What the task requires: Could the lines from the start of the data through the line with "282, 283, 284, 285, 286, 286, 287, 288, 289, 290, 292];" be set down exactly, with no pictures among them?

Material shown:
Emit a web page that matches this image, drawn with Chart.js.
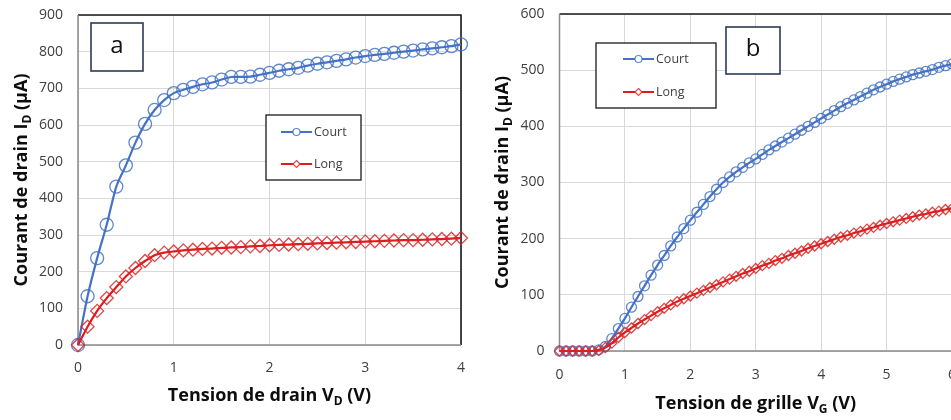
<!DOCTYPE html>
<html>
<head>
<meta charset="utf-8">
<script src="https://cdn.jsdelivr.net/npm/chart.js@4.4.1/dist/chart.umd.min.js"></script>
<style>
  html, body { margin: 0; padding: 0; background: #fff; overflow: hidden; width: 951px; height: 420px; }
  #ca { position: absolute; left: 0; top: 0; }
  #cb { position: absolute; left: 475px; top: 0; }
</style>
</head>
<body>
<canvas id="ca" width="475" height="420"></canvas>
<canvas id="cb" width="490" height="420"></canvas>
<script>
// (a) output characteristics: drain voltage (V) vs drain current (µA)
const vD = [0, 0.1, 0.2, 0.3, 0.4, 0.5, 0.6, 0.7, 0.8, 0.9,
            1.0, 1.1, 1.2, 1.3, 1.4, 1.5, 1.6, 1.7, 1.8, 1.9,
            2.0, 2.1, 2.2, 2.3, 2.4, 2.5, 2.6, 2.7, 2.8, 2.9,
            3.0, 3.1, 3.2, 3.3, 3.4, 3.5, 3.6, 3.7, 3.8, 3.9, 4.0];
const courtA = [0, 133, 237, 328, 432, 490, 552, 603, 641, 668,
                687, 696, 704, 711, 716, 724, 731, 731, 732, 737,
                742, 748, 752, 756, 762, 767, 771, 775, 779, 784,
                788, 791, 794, 797, 800, 803, 806, 809, 812, 815, 820];
const longA = [0, 50, 93, 128, 158, 187, 210, 229, 245, 252,
               255, 258, 260, 262, 263, 265, 266, 267, 269, 270,
               272, 273, 274, 275, 276, 277, 278, 279, 280, 281,
               282, 283, 284, 285, 286, 286, 287, 288, 289, 290, 292];

// (b) transfer characteristics: gate voltage (V) vs drain current (µA)
const vG = [0, 0.1, 0.2, 0.3, 0.4, 0.5, 0.6, 0.7, 0.8, 0.9,
            1.0, 1.1, 1.2, 1.3, 1.4, 1.5, 1.6, 1.7, 1.8, 1.9,
            2.0, 2.1, 2.2, 2.3, 2.4, 2.5, 2.6, 2.7, 2.8, 2.9,
            3.0, 3.1, 3.2, 3.3, 3.4, 3.5, 3.6, 3.7, 3.8, 3.9,
            4.0, 4.1, 4.2, 4.3, 4.4, 4.5, 4.6, 4.7, 4.8, 4.9,
            5.0, 5.1, 5.2, 5.3, 5.4, 5.5, 5.6, 5.7, 5.8, 5.9, 6.0];
const courtB = [0, 0, 0, 0, 0, 0, 2, 8, 22, 40,
                58, 78, 97, 116, 135, 153, 170, 187, 203, 218,
                233, 247, 261, 275, 288, 300, 310, 319, 327, 335,
                342, 350, 358, 365, 372, 379, 386, 393, 400, 407,
                414, 421, 428, 435, 441, 447, 453, 459, 465, 470,
                475, 480, 484, 488, 492, 495, 498, 501, 505, 508, 511];
const longB = [0, 0, 0, 0, 0, 0, 1, 6, 14, 24,
               33, 41, 49, 56, 63, 70, 76, 82, 88, 93,
               98, 103, 108, 113, 118, 123, 128, 133, 138, 142,
               147, 152, 156, 161, 165, 170, 174, 178, 183, 187,
               191, 195, 199, 203, 206, 210, 213, 217, 220, 224,
               227, 230, 233, 236, 239, 242, 244, 247, 249, 252, 254];

const seriesNames = ['Court', 'Long'];
const xTicksA = [0, 1, 2, 3, 4];
const xTicksB = [0, 1, 2, 3, 4, 5, 6];
const yTicksA = [0, 100, 200, 300, 400, 500, 600, 700, 800, 900];
const yTicksB = [0, 100, 200, 300, 400, 500, 600];

const BLUE = '#4472C4';
const BLUE_MK = 'rgba(68,114,196,0.85)';
const RED = '#E3191B';
const RED_MK = 'rgba(214,40,40,0.85)';
const FONT = "'Open Sans', 'DejaVu Sans', sans-serif";

function pairs(xs, ys) { return xs.map((x, i) => ({ x: x, y: ys[i] })); }

// the plot frame is set by layout padding alone, not by tick label overhang
function fixScale(s, key, size) {
  s[key] = size;
  s.paddingTop = 0; s.paddingBottom = 0; s.paddingLeft = 0; s.paddingRight = 0;
}

// text with an optional subscript part, centred on (x, y), optionally rotated
function drawRichText(ctx, parts, x, y, rot, size) {
  const main = 'bold ' + size + 'px ' + FONT;
  const sub = 'bold ' + Math.round(size * 0.68) + 'px ' + FONT;
  let total = 0;
  parts.forEach(p => { ctx.font = p.sub ? sub : main; total += ctx.measureText(p.t).width; });
  ctx.save();
  ctx.translate(x, y);
  ctx.rotate(rot);
  ctx.fillStyle = '#0d0d0d';
  ctx.textBaseline = 'middle';
  ctx.textAlign = 'left';
  let cx = -total / 2;
  parts.forEach(p => {
    ctx.font = p.sub ? sub : main;
    ctx.fillText(p.t, cx, p.sub ? size * 0.32 : 0);
    cx += ctx.measureText(p.t).width;
  });
  ctx.restore();
}

function drawMarker(ctx, kind, x, y, r, color) {
  ctx.beginPath();
  if (kind === 'circle') {
    ctx.arc(x, y, r, 0, Math.PI * 2);
  } else {
    ctx.moveTo(x, y - r); ctx.lineTo(x + r, y); ctx.lineTo(x, y + r); ctx.lineTo(x - r, y); ctx.closePath();
  }
  ctx.fillStyle = '#fff';
  ctx.fill();
  ctx.strokeStyle = color;
  ctx.lineWidth = 1.2;
  ctx.stroke();
}

const decor = {
  id: 'decor',
  beforeDatasetsDraw(chart) {
    const ctx = chart.ctx, a = chart.chartArea;
    ctx.save();
    ctx.strokeStyle = '#1a1a1a';
    ctx.lineWidth = 1.6;
    ctx.beginPath();
    ctx.moveTo(a.left, a.top); ctx.lineTo(a.right, a.top); ctx.lineTo(a.right, a.bottom);
    ctx.stroke();
    ctx.strokeStyle = '#8a8a8a';
    ctx.lineWidth = 1.5;
    ctx.beginPath();
    ctx.moveTo(a.left, a.top); ctx.lineTo(a.left, a.bottom); ctx.lineTo(a.right, a.bottom);
    ctx.stroke();
    ctx.restore();
  },
  afterDraw(chart, args, o) {
    const ctx = chart.ctx, a = chart.chartArea;
    ctx.save();
    // panel tag
    const t = o.tag;
    ctx.fillStyle = '#fff';
    ctx.fillRect(t.x, t.y, t.w, t.h);
    ctx.strokeStyle = '#2b3a55';
    ctx.lineWidth = 1.6;
    ctx.strokeRect(t.x, t.y, t.w, t.h);
    ctx.fillStyle = '#111';
    ctx.font = '24px ' + FONT;
    ctx.textAlign = 'center';
    ctx.textBaseline = 'middle';
    ctx.fillText(t.text, t.x + t.w / 2, t.y + t.h / 2 - 1);
    // legend
    const L = o.legend;
    ctx.fillStyle = '#fff';
    ctx.fillRect(L.x, L.y, L.w, L.h);
    ctx.strokeStyle = '#1a1a1a';
    ctx.lineWidth = 1.3;
    ctx.strokeRect(L.x, L.y, L.w, L.h);
    const styles = [[BLUE, BLUE_MK, 'circle'], [RED, RED_MK, 'diamond']];
    seriesNames.forEach((name, i) => {
      const yy = L.rows[i];
      ctx.strokeStyle = styles[i][0];
      ctx.lineWidth = 2;
      ctx.beginPath(); ctx.moveTo(L.x1, yy); ctx.lineTo(L.x2, yy); ctx.stroke();
      drawMarker(ctx, styles[i][2], (L.x1 + L.x2) / 2, yy, 3.5, styles[i][1]);
      ctx.fillStyle = '#404040';
      ctx.font = '12.5px ' + FONT;
      ctx.textAlign = 'left';
      ctx.textBaseline = 'middle';
      ctx.fillText(name, L.x2 + 2, yy);
    });
    // axis titles
    drawRichText(ctx, o.xTitle, (a.left + a.right) / 2, o.xTitleY, 0, o.titleSize);
    drawRichText(ctx, o.yTitle, o.yTitleX, (a.top + a.bottom) / 2, -Math.PI / 2, o.titleSize);
    ctx.restore();
  }
};

function makeChart(id, xs, court, long, xMax, yMax, xTicks, ySteps, sizes, deco) {
  return new Chart(document.getElementById(id), {
    type: 'line',
    data: {
      datasets: [
        {
          label: seriesNames[0], data: pairs(xs, court), order: 1,
          borderColor: BLUE, borderWidth: 2.2, tension: 0.25,
          pointStyle: 'circle', pointRadius: sizes.r, pointBorderWidth: 1.3,
          pointBorderColor: BLUE_MK, pointBackgroundColor: 'rgba(0,0,0,0)'
        },
        {
          label: seriesNames[1], data: pairs(xs, long), order: 0,
          borderColor: RED, borderWidth: 2.2, tension: 0.25,
          pointStyle: 'rectRot', pointRadius: sizes.r, pointBorderWidth: 1.3,
          pointBorderColor: RED_MK, pointBackgroundColor: 'rgba(0,0,0,0)'
        }
      ]
    },
    options: {
      responsive: false,
      animation: false,
      events: [],
      clip: false,
      layout: { autoPadding: false, padding: { left: 0, top: sizes.top, right: sizes.right, bottom: 0 } },
      plugins: { legend: { display: false }, tooltip: { enabled: false }, decor: deco },
      scales: {
        x: {
          type: 'linear', min: 0, max: xMax,
          afterBuildTicks: s => { s.ticks = xTicks.map(v => ({ value: v })); },
          afterFit: s => fixScale(s, 'height', sizes.xh),
          grid: { color: '#d9d9d9', lineWidth: 1, drawTicks: false },
          border: { display: false },
          ticks: { padding: sizes.xpad, color: '#404040', font: { family: FONT, size: sizes.font }, maxRotation: 0 }
        },
        y: {
          min: 0, max: yMax,
          afterBuildTicks: s => { s.ticks = ySteps.map(v => ({ value: v })); },
          afterFit: s => fixScale(s, 'width', sizes.yw),
          grid: { color: '#d9d9d9', lineWidth: 1, drawTicks: false },
          border: { display: false },
          ticks: { padding: sizes.ypad, color: '#404040', font: { family: FONT, size: sizes.font } }
        }
      }
    },
    plugins: [decor]
  });
}

makeChart('ca', vD, courtA, longA, 4, 900, xTicksA, yTicksA,
  { r: 6.5, top: 15, right: 14, xh: 75, yw: 78, xpad: 15, ypad: 15, font: 14 },
  {
    tag: { x: 91, y: 23, w: 52, h: 48, text: 'a' },
    legend: { x: 266, y: 115, w: 95, h: 65, x1: 281, x2: 312, rows: [132, 164] },
    xTitle: [{ t: 'Tension de drain V' }, { t: 'D', sub: true }, { t: ' (V)' }],
    yTitle: [{ t: 'Courant de drain I' }, { t: 'D', sub: true }, { t: ' (µA)' }],
    xTitleY: 396, yTitleX: 22, titleSize: 18
  });

makeChart('cb', vG, courtB, longB, 6, 600, xTicksB, yTicksB,
  { r: 5, top: 14, right: 13, xh: 69, yw: 84.5, xpad: 16, ypad: 15, font: 14 },
  {
    tag: { x: 251, y: 27, w: 54, h: 47, text: 'b' },
    legend: { x: 121, y: 43, w: 120, h: 65, x1: 148, x2: 179, rows: [59, 92] },
    xTitle: [{ t: 'Tension de grille V' }, { t: 'G', sub: true }, { t: ' (V)' }],
    yTitle: [{ t: 'Courant de drain I' }, { t: 'D', sub: true }, { t: ' (µA)' }],
    xTitleY: 404, yTitleX: 28, titleSize: 18
  });
</script>
</body>
</html>
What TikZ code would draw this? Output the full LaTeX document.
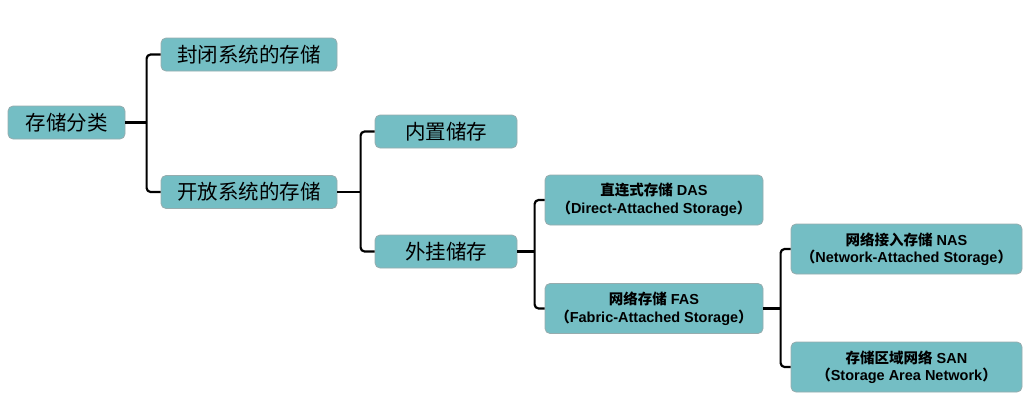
\documentclass[tikz,border=0pt]{standalone}
\usepackage{fontspec}
\setmainfont{Liberation Sans}
\newfontfamily\cjk{Noto Sans CJK SC}
\newcommand\zh[1]{{\cjk #1}}
\definecolor{boxfill}{RGB}{116,190,196}
\definecolor{boxline}{RGB}{150,172,174}

\begin{document}
\begin{tikzpicture}[x=1pt, y=-1pt, line join=round, line width=2.2pt]

	\tikzstyle{box}=[draw=boxline, line width=0.8pt, fill=boxfill, rounded corners=5pt, inner sep=0pt, align=center]
	\tikzstyle{big}=[box, minimum height=33pt, font=\cjk\fontsize{20.5}{24}\selectfont]
	\tikzstyle{small}=[box, minimum height=50pt, font=\bfseries\fontsize{14.5}{17.5}\selectfont]
	\tikzstyle{link}=[rounded corners=4pt]

	\useasboundingbox (0,0) rectangle (1031,416);

	\node[big, minimum width=117pt] (root) at (66.5,122.5) {存储分类};
	\node[big, minimum width=176pt] (closed) at (249,54.5) {封闭系统的存储};
	\node[big, minimum width=176pt] (open) at (249,192) {开放系统的存储};
	\node[big, minimum width=142pt] (internal) at (446,131.5) {内置储存};
	\node[big, minimum width=142pt] (external) at (446,251.5) {外挂储存};

	\node[small, minimum width=218pt] (das) at (654,200)
	  {\zh{直连式存储} DAS\\\zh{（}Direct-Attached Storage\zh{）}};
	\node[small, minimum width=218pt] (fas) at (654,308.5)
	  {\zh{网络存储} FAS\\\zh{（}Fabric-Attached Storage\zh{）}};
	\node[small, minimum width=231pt] (nas) at (906.5,249)
	  {\zh{网络接入存储} NAS\\\zh{（}Network-Attached Storage\zh{）}};
	\node[small, minimum width=231pt] (san) at (906.5,367)
	  {\zh{存储区域网络} SAN\\\zh{（}Storage Area Network\zh{）}};

	% braces from parent to its two children
	\foreach \p/\a/\b/\g in {root/closed/open/14, open/internal/external/14,
	                         external/das/fas/10, fas/nas/san/10} {
	  \draw[link] (\a.west) -- ++(-\g,0) |- (\b.west);
	  \draw (\p.east) -- ([xshift=-\g pt]\a.west |- \p.east);
	}

\end{tikzpicture}
\end{document}
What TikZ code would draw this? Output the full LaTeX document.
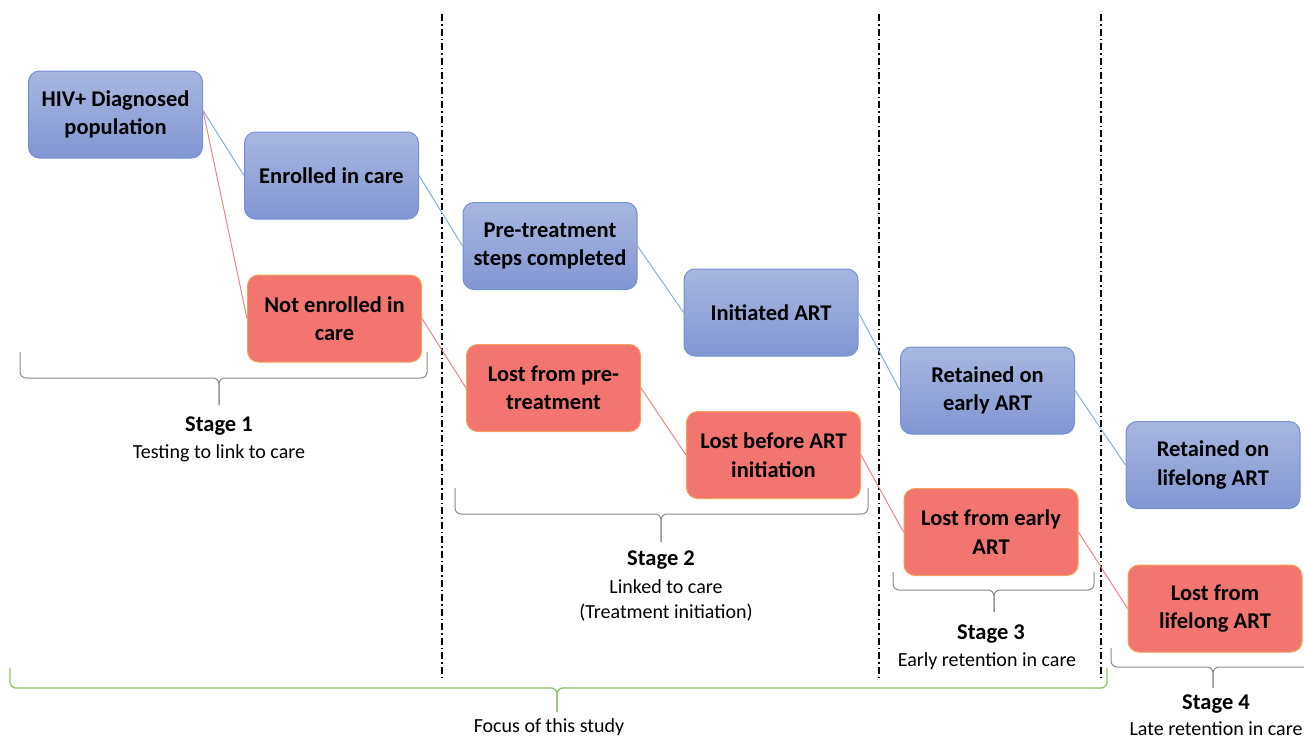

Task response:
Emit a web page that matches this image, drawn with Chart.js.
<!DOCTYPE html>
<html>
<head>
<meta charset="utf-8">
<script src="https://cdn.jsdelivr.net/npm/chart.js@4.4.1/dist/chart.umd.min.js"></script>
<style>
  html, body { margin: 0; padding: 0; background: #fff; overflow: hidden; width: 951px; height: 420px; }
  #ca { position: absolute; left: 0; top: 0; }
  #cb { position: absolute; left: 475px; top: 0; }
</style>
</head>
<body>
<canvas id="ca" width="475" height="420"></canvas>
<canvas id="cb" width="490" height="420"></canvas>
<script>
// (a) output characteristics: drain voltage (V) vs drain current (µA)
const vD = [0, 0.1, 0.2, 0.3, 0.4, 0.5, 0.6, 0.7, 0.8, 0.9,
            1.0, 1.1, 1.2, 1.3, 1.4, 1.5, 1.6, 1.7, 1.8, 1.9,
            2.0, 2.1, 2.2, 2.3, 2.4, 2.5, 2.6, 2.7, 2.8, 2.9,
            3.0, 3.1, 3.2, 3.3, 3.4, 3.5, 3.6, 3.7, 3.8, 3.9, 4.0];
const courtA = [0, 133, 237, 328, 432, 490, 552, 603, 641, 668,
                687, 696, 704, 711, 716, 724, 731, 731, 732, 737,
                742, 748, 752, 756, 762, 767, 771, 775, 779, 784,
                788, 791, 794, 797, 800, 803, 806, 809, 812, 815, 820];
const longA = [0, 50, 93, 128, 158, 187, 210, 229, 245, 252,
               255, 258, 260, 262, 263, 265, 266, 267, 269, 270,
               272, 273, 274, 275, 276, 277, 278, 279, 280, 281,
               282, 283, 284, 285, 286, 286, 287, 288, 289, 290, 292];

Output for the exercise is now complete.